C : Peut-on dire que ces deux raisons (absence de batteur et de rappel sur scène) fait de votre musique quelque chose de froid, d'industriel, d'inhumain (sans le côté péjoratif) ?
C'est clair qu'on perd du coup tous les tics de « l'humanité » d'un concert. On ne demande pas aux gens de se rapprocher de la scène s'ils sont loin, on ne leur dit pas que leur ville est, de toutes, celle où on a toujours préféré jouer… On assène vraiment notre univers à coups de décibels. Sinon, je ne sais pas trop si l'absence d'un batteur rend nos concerts moins humains… C'est tout de même clair qu'on n'est pas le groupe le plus chaleureux de la Terre. Mais au moins on est franc : la chaleur systématique de certains groupes a quelque chose de mesquin et d'hypocrite. Elle est reproduite de façon mécanique de concerts en concerts. Du coup, cherchez où est la machine et l'inhumain. On a tout de même très chaud sur scène et on perd du poids à chaque set, vous pouvez me croire !
C : Cherchez-vous tout de même à établir une relation avec le public ?
Je crois que la relation avec le public se fait de toute façon, qu'on le cherche ou non. Notre ressenti de la musique qu'on joue n'est pas du tout le même selon les publics. Il peut être très cérébral comme il peut être dansant et on devient finalement tel que le public nous perçoit.
C : Est-ce que le fait de ne pas avoir de batteur vous pose des problèmes de rythmique lorsque vous composez ? Avez-vous une formation musicale particulière pour pallier à cela ?
Nous n'avons vraiment aucun problème de rythmique, Mikaël était batteur auparavant, Alban en a joué également pendant une courte période. Quant à moi, à 14 ans je travaillais déjà sur atari à reproduire les instrus de morceaux que je jouais à la guitare parce que je n'avais pas encore de groupe. J'ai passé à cette époque énormément de temps à reproduire tous les breaks de batterie des morceaux que j'aimais. Je pense que ce type de démarche vaut toutes les formations de solfège rythmique. Après, l'écoute de groupes comme Laika, qui adore les signatures rythmiques décalées en 5/4, 7/8, nous a affranchis du traditionnel 4/4. Après quoi, quand on écrit un morceau binaire, c'est vraiment parce qu'on l'a choisi, et non parce qu'on ne sait pas que le reste existe.

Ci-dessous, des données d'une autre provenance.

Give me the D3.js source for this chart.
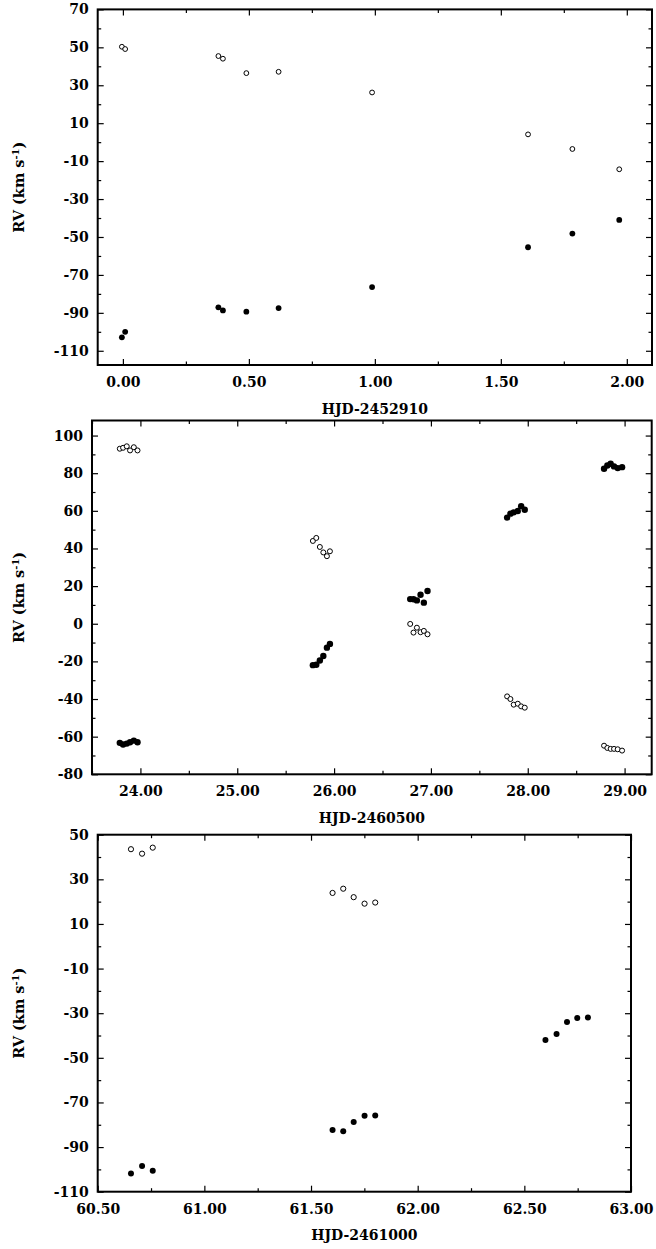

C : En quoi la phase composition de Shane Cough diverge de formations traditionnelles (avec batterie) ?
Les formations traditionnelles composent majoritairement en répétitions à partir d'un canevas apporté par l'un des musiciens. Chez nous, la base est le squelette électronique que l'un d'entre nous écrit. Pas vraiment le fruit d'une impro, le morceau préexiste dans sa structure et ses arrangements à la répétition. Après, en répétition, on pose les guitares si elles n'étaient pas déjà prévues, ainsi que la voix. Après on peut faire des allers-retours entre l'électronique et la répétition, pour réarranger en fonction de ce qui a été trouvé en répétition, et cela jusqu'à ce qu'on soit satisfait.
C : Comment décrivez vous Rennes pour la musique ?

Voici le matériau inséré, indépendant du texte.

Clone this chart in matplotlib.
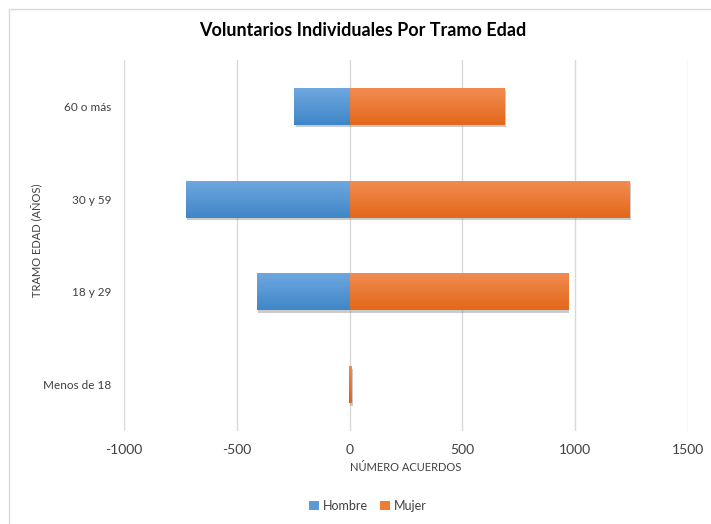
import numpy as np
import matplotlib
matplotlib.use("Agg")
import matplotlib.pyplot as plt
import matplotlib.patheffects as pe
from matplotlib.colors import LinearSegmentedColormap
from matplotlib.patches import Rectangle, Patch

plt.rcParams['font.family'] = ['Lato', 'DejaVu Sans']
plt.rcParams['axes.unicode_minus'] = False

categorias = ['Menos de 18', '18 y 29', '30 y 59', '60 o más']
hombre = [-4, -412, -726, -246]
mujer = [6, 967, 1240, 686]
ticks_x = [-1000, -500, 0, 500, 1000, 1500]

azul = '#5B9BD5'
naranja = '#ED7D31'
grad_azul = LinearSegmentedColormap.from_list('az', ['#3F86C8', '#6FA8DF'])
grad_naranja = LinearSegmentedColormap.from_list('na', ['#E3681A', '#F28C52'])

fig = plt.figure(figsize=(7.11, 5.24), dpi=100)
ax = fig.add_axes([124/711, 1 - 431/524, (688 - 124)/711, (431 - 60)/524])

# borde del area del grafico
fig.patches.append(Rectangle((9/711, -0.1), 1.2, 1 - 9/524 + 0.1,
                             transform=fig.transFigure, fill=False,
                             edgecolor='#D9D9D9', linewidth=1.0))

y = np.arange(len(categorias))
sombra = [pe.SimplePatchShadow(offset=(1.2, -1.8), shadow_rgbFace='#8C8C8C', alpha=0.45),
          pe.Normal()]
b1 = ax.barh(y, hombre, height=0.4, color=azul, label='Hombre', zorder=3)
b2 = ax.barh(y, mujer, height=0.4, color=naranja, label='Mujer', zorder=3)

gradiente = np.linspace(0, 1, 64).reshape(-1, 1)
for barras, cmap in [(b1, grad_azul), (b2, grad_naranja)]:
    for p in barras:
        p.set_path_effects(sombra)
        x0, yb = p.get_x(), p.get_y()
        w, h = p.get_width(), p.get_height()
        im = ax.imshow(gradiente, cmap=cmap, aspect='auto', origin='lower',
                       extent=[x0, x0 + w, yb, yb + h], zorder=4)
        im.set_clip_path(p)

ax.set_xlim(-1000, 1500)
ax.set_ylim(-0.5, 3.5)
ax.set_xticks(ticks_x)
ax.set_yticks(y)
ax.set_yticklabels(categorias)
ax.grid(axis='x', color='#D9D9D9', linewidth=1.0, zorder=0)
ax.set_axisbelow(True)
for s in ax.spines.values():
    s.set_visible(False)
ax.tick_params(axis='both', length=0, labelsize=10, colors='#404040')
ax.tick_params(axis='x', pad=9)
ax.tick_params(axis='y', pad=9, labelsize=8.5)

ax.set_xlabel('NÚMERO ACUERDOS', fontsize=8, color='#404040', labelpad=5)
fig.text(37/711, 1 - 240/524, 'TRAMO EDAD (AÑOS)', rotation=90,
         ha='center', va='center', fontsize=8, color='#404040')

fig.text(363/711, 1 - 31/524, 'Voluntarios Individuales Por Tramo Edad',
         ha='center', va='center', fontsize=13, fontweight='bold', color='black')

handles = [Patch(facecolor=azul), Patch(facecolor=naranja)]
fig.legend(handles, ['Hombre', 'Mujer'], loc='center', ncol=2,
           bbox_to_anchor=(368/711, 1 - 506/524), frameon=False,
           fontsize=9, handlelength=0.8, handleheight=0.8, handletextpad=0.3,
           columnspacing=1.0, labelcolor='#404040')

fig.savefig('out.png', dpi=100, facecolor='white')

Pas évident, ça peut être un sujet de mémoire ! Je crois que tous les styles sont représentés, du garage qu'on peut voir dans des caf'conç' à l'électronica, un aspect world, funk et soul de plus en plus présent dans les transmusicales qui ont aussi l'habitude du métissage, une scène noise bien vivace avec quelques assos très actives. Rennes est aussi une ville étudiante, donc les groupes de l'étudiant type auront grand droit de cité, comme le Peuple de l'Herbe ou les Beastie Boys. Ce public étudiant se ramifie aussi en une vague néo-bab qui appréciera les styles « festifs », ska, reggae et autres, chose qui, évidemment, ne nous concerne en rien et que nous essayons d'éviter autant que possible.
C : Depuis combien de temps êtes vous chez Enragés Prod. ?
Là, ça fera bientôt un an qu'on travaille avec eux, depuis qu'on prépare la sortie d' « Intraveineuse ». Pour le moment on s'y sent plutôt bien.
C : Que pensez vous de votre situation géographique pour votre développement au niveau national et international ?
Etre à Rennes pour se développer en France et à l'étranger ? Je pense que le fait d'être rennais n'a que très peu d'incidence sur notre développement en France. Après, le fait d'être français n'est pas un atout je pense pour aller à l'étranger. En ce que concerne les prods rock, quand on dit que ça sonne français, ça veut dire que ça ne sonne pas bien gros en général. Et je pense que c'est en partie vrai. Il n'y a pas une grosse culture de la forme (j'entends de la musique) en France tant tout le monde reste focalisé sur les textes. C'est une vision extrêmement réductrice de la musique qui explique le retard énorme en France en comparaison non seulement des USA, mais aussi de l'Angleterre, de la Suisse, de la Belgique, de la Suède, de la Norvège ou encore de l'Allemagne. A nous (et d'autres groupes) de prouver qu'on peut faire mieux…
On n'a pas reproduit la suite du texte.